Farmer Bill often says it's no problem to finance a farming venture: Work 30 years at a job with a pension plan, save as much money as you can, marry someone willing to work off the farm for pay and on the farm (for no pay) when not at work, cash in your retirement savings, sell your house in an upturn in the market, borrow as much money as the banks will lend you, and you're all set.  That's what we did.  And now we get to live on this pretty little piece of land with a river running through it and wildlife traipsing across it.

Monday, July 4, 2011

Barn swallows

I do a lot of mowing on the farm.  We have a 6-foot wide zero-turn riding mower, a rotary cutter that gets pulled behind a tractor, and (when it works) a 32-inch riding mower.  Today I was mowing with the Toro -- the zero-turn.  Cleaning up the paths along the driveway, mowing the ditches alongside the township road, around the buildings, and in the orchard.  As I mowed, I gained a following of barn swallows.  If you've never seen barn swallows in action, come visit some sunny summer afternoon and I'll treat you.

Barn swallows have beautiful, almost fluourescent, blue backs.  Their undersides are cream to pale orange/rust, and their tails are deeply forked.  They eat insects, so they migrate south in the winter, and I look for them to return each spring.  When I mow, I disturb insects in the grass & weeds.  The insects fly up to escape the mower (often into my mouth, eyes, ears, and nose) & the barn swallows, who come flying when they hear the mower, swoop past me, now grazing the ground, now soaring into the sky, snatching insects out of the air.  It must be something of a smorgasbord for them.

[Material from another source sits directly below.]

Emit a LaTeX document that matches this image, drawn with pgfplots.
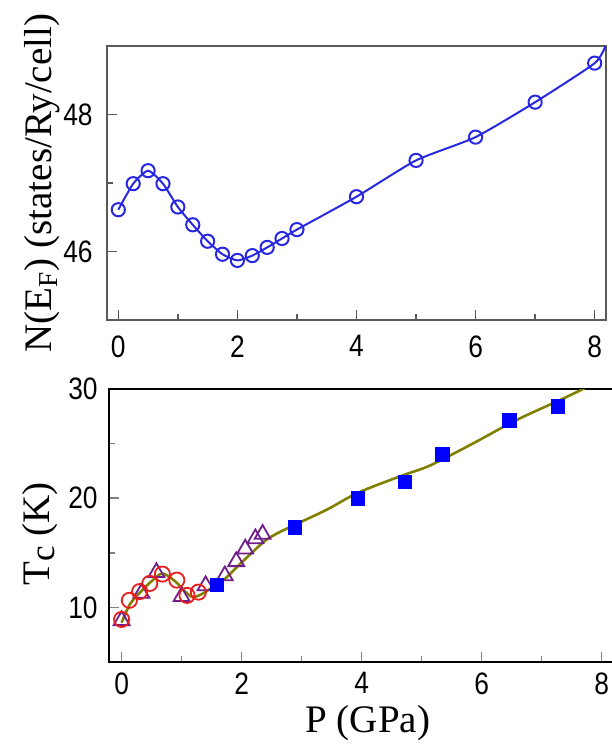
\documentclass[border=0pt]{standalone}
\usepackage{fontspec}
\setmainfont{Liberation Serif}
\newfontfamily\ticksf[FakeStretch=0.85]{Liberation Sans}
\newcommand\labelfont{\fontsize{19.5}{20}\selectfont}
\usepackage{pgfplots}
\pgfplotsset{compat=1.18}

\definecolor{dosblue}{RGB}{40,40,225}
\definecolor{tcred}{RGB}{235,30,30}
\definecolor{tcpurple}{RGB}{112,30,140}
\definecolor{tcblue}{RGB}{0,0,255}
\definecolor{fitolive}{RGB}{128,128,0}

\pgfplotsset{
  panel/.style={
    scale only axis,
    axis line style={line width=1pt},
    tick pos=left, tick align=inside,
    major tick length=5pt, minor tick length=3pt,
    tick style={line width=0.8pt},
    tick label style={font=\ticksf\fontsize{15.5}{15.5}\selectfont},
    /pgf/number format/assume math mode=true,
  }
}

% pressure dependence of N(E_F)
\pgfplotstableread{
P    NEF
0    46.61
0.25 46.99
0.5  47.18
0.75 46.99
1    46.65
1.25 46.39
1.5  46.15
1.75 45.96
2    45.87
2.25 45.94
2.5  46.06
2.75 46.19
3    46.32
4    46.80
5    47.33
6    47.67
7    48.18
8    48.75
}\dostable

\begin{document}
\begin{tikzpicture}
% ---------- upper panel: density of states at E_F ----------
\begin{axis}[panel,
  at={(53.5pt,-23pt)}, anchor=north west,
  width=249.5pt, height=137pt,
  xmin=-0.19, xmax=8.19, ymin=45, ymax=49,
  axis line style={black!65, line width=1pt},
  tick style={black!65, line width=0.8pt},
  xtick={0,2,4,6,8}, minor xtick={1,3,5,7},
  ytick={46,48}, minor ytick={47},
  xticklabel style={inner sep=0pt, yshift=-7.5pt},
  yticklabel style={inner sep=0pt, xshift=-7pt},
  ylabel={N(E\textsubscript{F}) (states/Ry/cell)},
  every axis y label/.style={at={(axis description cs:-0.112,0.5)}, rotate=90, anchor=base, font=\labelfont},
]
\addplot[dosblue, line width=1pt, smooth, tension=0.35, forget plot]
  coordinates {(0,46.61) (0.25,46.99) (0.5,47.18) (0.75,46.99) (1,46.65)
    (1.25,46.39) (1.5,46.15) (1.75,45.96) (2,45.87) (2.25,45.94) (2.5,46.06)
    (2.75,46.19) (3,46.32) (4,46.80) (5,47.33) (6,47.67) (7,48.18) (8,48.75) (8.19,49.02)};
\addplot[only marks, mark=o, mark size=3.3pt, dosblue, mark options={line width=1pt, fill=white}]
  table[x=P, y=NEF] {\dostable};
\end{axis}

% ---------- lower panel: superconducting T_c ----------
\begin{axis}[panel,
  at={(54.5pt,-194.5pt)}, anchor=north west,
  width=253.8pt, height=136.5pt,
  xmin=-0.21, xmax=8.25, ymin=5, ymax=30,
  xtick={0,2,4,6,8}, minor xtick={1,3,5,7},
  ytick={10,20,30}, minor ytick={15,25},
  xticklabel style={inner sep=0pt, yshift=-5pt},
  yticklabel style={inner sep=0pt, xshift=-5.5pt},
  xlabel={P (GPa)},
  every axis x label/.style={at={(axis description cs:0.51,-0.26)}, anchor=base, font=\labelfont},
  ylabel={T\raisebox{-0.3ex}{\scalebox{0.9}{c}} (K)},
  every axis y label/.style={at={(axis description cs:-0.118,0.47)}, rotate=90, anchor=base, font=\labelfont},
]
% open triangles
\addplot[only marks, mark=triangle, mark size=4.6pt, tcpurple, mark options={line width=0.9pt}]
  coordinates {(0,8.8) (0.33,11.3) (0.58,13.2) (1.0,11.0) (1.40,12.0) (1.72,12.9)
    (1.91,14.2) (2.06,15.35) (2.23,16.3) (2.35,16.7)};
% open circles
\addplot[only marks, mark=o, mark size=3.8pt, tcred, mark options={line width=0.9pt}]
  coordinates {(0,8.9) (0.13,10.65) (0.30,11.45) (0.47,12.2) (0.68,13.05)
    (0.92,12.5) (1.09,11.1) (1.28,11.4)};
% guide to the eye
\addplot[fitolive, line width=1.3pt, smooth, tension=0.5]
  coordinates {(0,8.6) (0.14,10.3) (0.33,11.5) (0.5,12.4) (0.68,13.1) (0.89,12.4)
    (1.05,11.5) (1.18,10.95) (1.33,11.2) (1.5,11.8) (1.72,12.6) (1.94,13.8)
    (2.17,15.0) (2.39,16.1) (2.6,16.8) (2.9,17.6) (3.42,18.95) (3.94,20.5)
    (4.64,22.0) (5.08,22.85) (5.42,23.76) (5.92,25.2) (6.42,26.7) (6.75,27.6)
    (7.31,29.0) (7.69,30.0) (7.9,30.6)};
% filled squares
\addplot[only marks, mark=square*, mark size=3.4pt, tcblue]
  coordinates {(1.59,12.05) (2.89,17.3) (3.94,20.0) (4.72,21.5) (5.35,24.0)
    (6.46,27.1) (7.27,28.4)};
\end{axis}

\pgfresetboundingbox
\path[use as bounding box] (0,0) rectangle (305.5pt,-372pt);
\end{tikzpicture}
\end{document}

Whenever I feed the swallows, I am reminded of the interconnectedness of creatures living on our planet.  I just finished reading a novel set during the time of the "Great Leap Forward" in China.  In the late 1950s there was a great famine in China, in large part because the government, run by city dwellers, didn't understand those interconnections.  Birds, especially sparrows, were killed by the millions so they wouldn't eat the plant seeds, or the grain in the fields.  But then the insects that the sparrows also ate didn't have a predator and ate the grain.  The government thought you could grow twice as much grain if you just planted twice as much seed, and that any crop would grow anywhere if the people just worked hard enough.  They didn't understand that there were reasons for the sparrows, and reasons for the traditional crops in a region.

So even though the barn swallows also like to try to build nests in our buildings (picture poop all over the floor), I welcome them back each spring.  On a summer evening they come out of the trees and swoop and dart through the gathering dusk... and I cheer them on because one of the insects they eat is the mosquito!